The Google-owned business is taking the first steps toward building an e-commerce service through which it will sell music, films, TV shows, video games, books, concert tickets and other media-related products featured on the millions of videos on YouTube.
Visitors to YouTube.com can buy songs from music videos they watch on the site by clicking on buttons that take them either to Amazon.com's MP3 store or Apple's iTunes store.
YouTube users will also be able to buy video games, such as Electronic Arts's sci-fi game "Spore" through the Amazon (NASDAQ: AMZN) link.
Amazon and Apple's (NASDAQ: AAPL) iTunes will share revenue with YouTube when users buy content through the partnership.
Investors have been asking Google (NASDAQ: GOOG) when it would start to generate meaningful revenue and earnings from YouTube, for which the Web search leader paid $1.65 billion in 2006. Google does not break out YouTube's financials, but analysts at Piper Jaffray Research estimated that the video site would earn about $200 million in revenue in 2009, compared with estimates of around $27 billion for Google.
Until now, YouTube has mainly pointed to advertising sales as its main source of income. It is still experimenting with a range of formats to take full advantage of the massive popularity of the site, which has nearly 13 hours of video uploaded every minute.

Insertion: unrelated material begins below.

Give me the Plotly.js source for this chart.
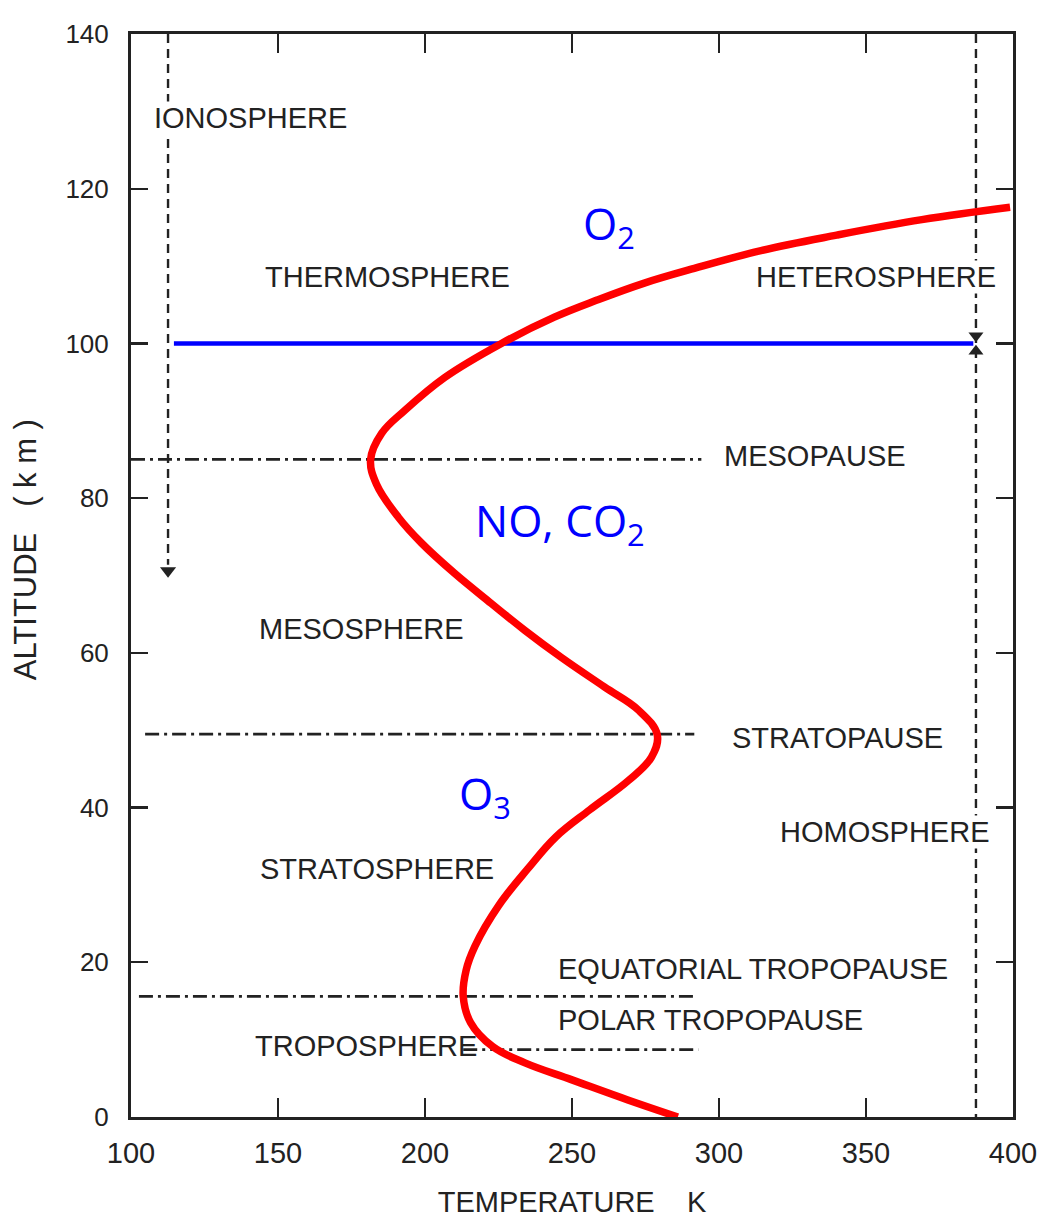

YouTube had 330 million visitors in August 2008, according to comScore, which measures Internet audiences.
"There'll be lots of different solutions for lots of different problems," Shishir Mehrotra, YouTube's director of product management, said in an interview. "We've tested a lot of things already, and we're going to be testing more in the future. Some will work, some won't.
One format with which YouTube is experimenting is InVideo advertising, which runs text ads along the bottom of videos as they play. Other formats include contests sponsored by advertisers and home page video ads.
YouTube executives said pre-roll advertising, where a 10 to 20 second ad runs before a video starts, is not always the best format for some of the shorter video clips on YouTube. But they did not rule out using pre-roll ads altogether.
The company is also betting that its video ID system will help drive advertising. Video ID enables content owners, such as music and TV producers, to know when copies of their video clips are uploaded to YouTube by users, YouTube said. The content owners can then share in advertising generated around that copied clip.
The content owner could also use the video ID system to remove the videos.